What are some of the positive impacts automated remediation tools?

  • Increased efficiency: Can reduce the time and resources required to respond to security incidents, allowing security teams to focus on higher-value tasks.
  • Improved collaboration: Can help break down silos between different teams, as it often requires cross-functional collaboration between security, operations, and development teams.
  • Reduced burnout: By automating repetitive and time-consuming tasks, automated remediation can help reduce burnout among security people, who may otherwise be overwhelmed by the volume of security incidents they need to respond to manually.
  • Skills development: As organizations adopt these tools and processes, security teams may need to develop new skills and competencies in areas such as automation, scripting, and orchestration, which can have positive impacts on employee development and job satisfaction.
  • Cultural shift towards proactive security: They can help shift the culture of security within an organization from reactive to proactive, by enabling security teams to identify and remediate potential security risks before they become actual security incidents.

Summary

Overall, while automated security remediation can have some cultural and productivity impacts that need to be managed, it can also bring significant benefits to organizations by enabling more efficient, collaborative, and proactive security practices.

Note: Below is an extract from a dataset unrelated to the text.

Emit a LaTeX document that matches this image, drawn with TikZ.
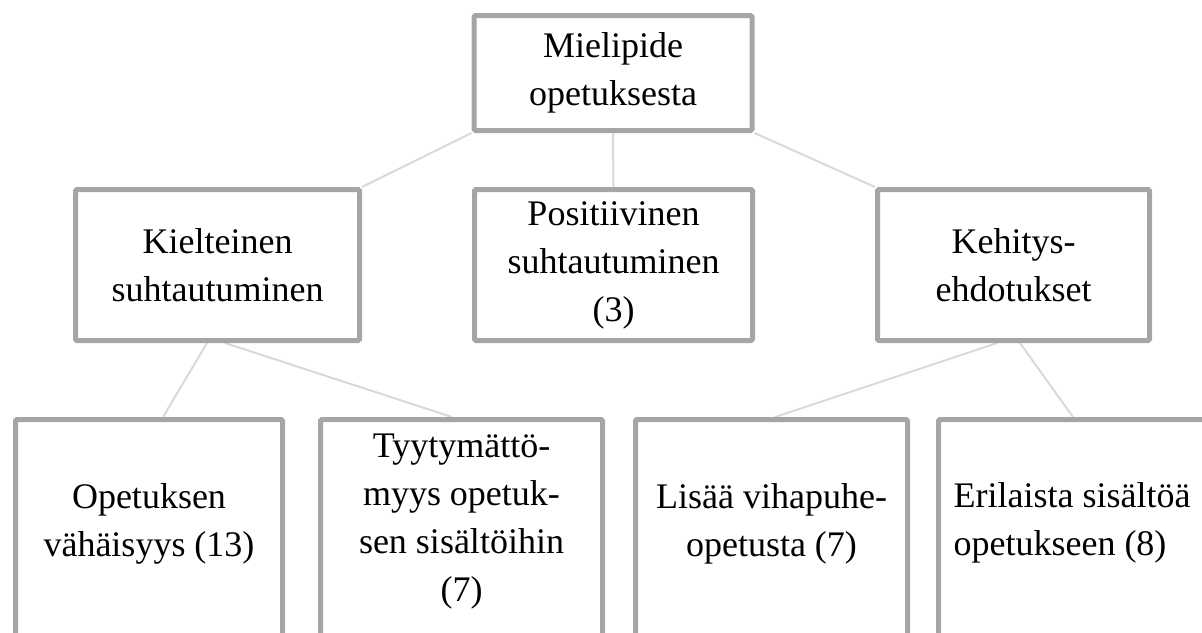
\documentclass[tikz,border=0pt]{standalone}
\usepackage{fontspec}
\setmainfont{Liberation Serif}
\usepackage{xcolor}
\usepackage{tikz}
\usetikzlibrary{calc,backgrounds}

\definecolor{boxgray}{HTML}{A5A5A5}
\definecolor{linkgray}{HTML}{D9D9D9}

\begin{document}
\begin{tikzpicture}[x=0.75pt,y=-0.75pt,thick,
    main node/.style={draw=boxgray,line width=3.75pt,rounded corners=1pt,fill=white,inner sep=0pt,align=center,font=\fontsize{27}{36}\selectfont},
    leaf node/.style={main node,minimum width=#1,minimum height=173.25pt},
    leaf text/.style={inner sep=0pt,align=center,font=\fontsize{27}{36}\selectfont},
    link/.style={draw=linkgray,line width=1.5pt}]
    \useasboundingbox (0,0) rectangle (1202,632);
    \clip (0,0) rectangle (1202,632);
    \node[main node,minimum width=208.5pt,minimum height=86.25pt] (top) at (613,73) {Mielipide\\opetuksesta};
    \node[main node,minimum width=213pt,minimum height=113.25pt] (kiel) at (217.5,265) {Kielteinen\\suhtautuminen};
    \node[main node,minimum width=208.5pt,minimum height=113.25pt] (pos) at (613.5,265) {Positiivinen\\suhtautuminen\\(3)};
    \node[main node,minimum width=204pt,minimum height=113.25pt] (keh) at (1013.5,265) {Kehitys-\\ehdotukset};
    \node[leaf node=200.25pt] (b1) at (149,535) {};
    \node[leaf node=211.5pt] (b2) at (461.5,535) {};
    \node[leaf node=204pt] (b3) at (771.5,535) {};
    \node[leaf node=204pt] (b4) at (1074.5,535) {};
    \node[leaf text] (t1) at (149,524) {Opetuksen\\vähäisyys (13)};
    \node[leaf text] (t2) at (461.5,522) {Tyytymättö-\\myys opetuk-\\sen sisältöihin\\(7)};
    \node[leaf text] (t3) at (771.5,524) {Lisää vihapuhe-\\opetusta (7)};
    \node[leaf text,align=left,anchor=west] (t4) at (953,523) {Erilaista sisältöä\\opetukseen (8)};
    \begin{pgfonlayer}{background}
      \draw[link] (top.south west) -- (kiel.north east);
      \draw[link] (top.south) -- (pos.north);
      \draw[link] (top.south east) -- (keh.north west);
      \draw[link] ($(kiel.south)+(-10.5,0)$) -- ($(b1.north)+(14,0)$);
      \draw[link] ($(kiel.south)+(7.5,0)$) -- ($(b2.north)+(-9.5,0)$);
      \draw[link] ($(keh.south)+(-16.5,0)$) -- ($(b3.north)+(3.5,0)$);
      \draw[link] ($(keh.south)+(6.5,0)$) -- ($(b4.north)+(-1.5,0)$);
    \end{pgfonlayer}
  \end{tikzpicture}
\end{document}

That said, automated security remediation really needs to be part of a three-pronged approach:

  1. Ensure people are working in cloud environments with only the privileges they require to do their work. There are of course exceptions to this, but they should be covered with a process which allows users to request more access when required.
  2. SCPs should be used to protect security and governance services, and implement core restrictions within a collection of AWS accounts, depending on your business.
  3. Automated security remediation should be used to cover all the edge cases, again this should be used only where necessary, and with the understanding it may take a period of time to fix.

One thing to note is we are working in an environment with a lot of smart and resourceful people, so organizations need to watch for situations complex workarounds evolve to mitigate ineffective or complex controls otherwise they may impact morale, onboarding of staff and overall success of a business.

Security works best when it balances threats and usability!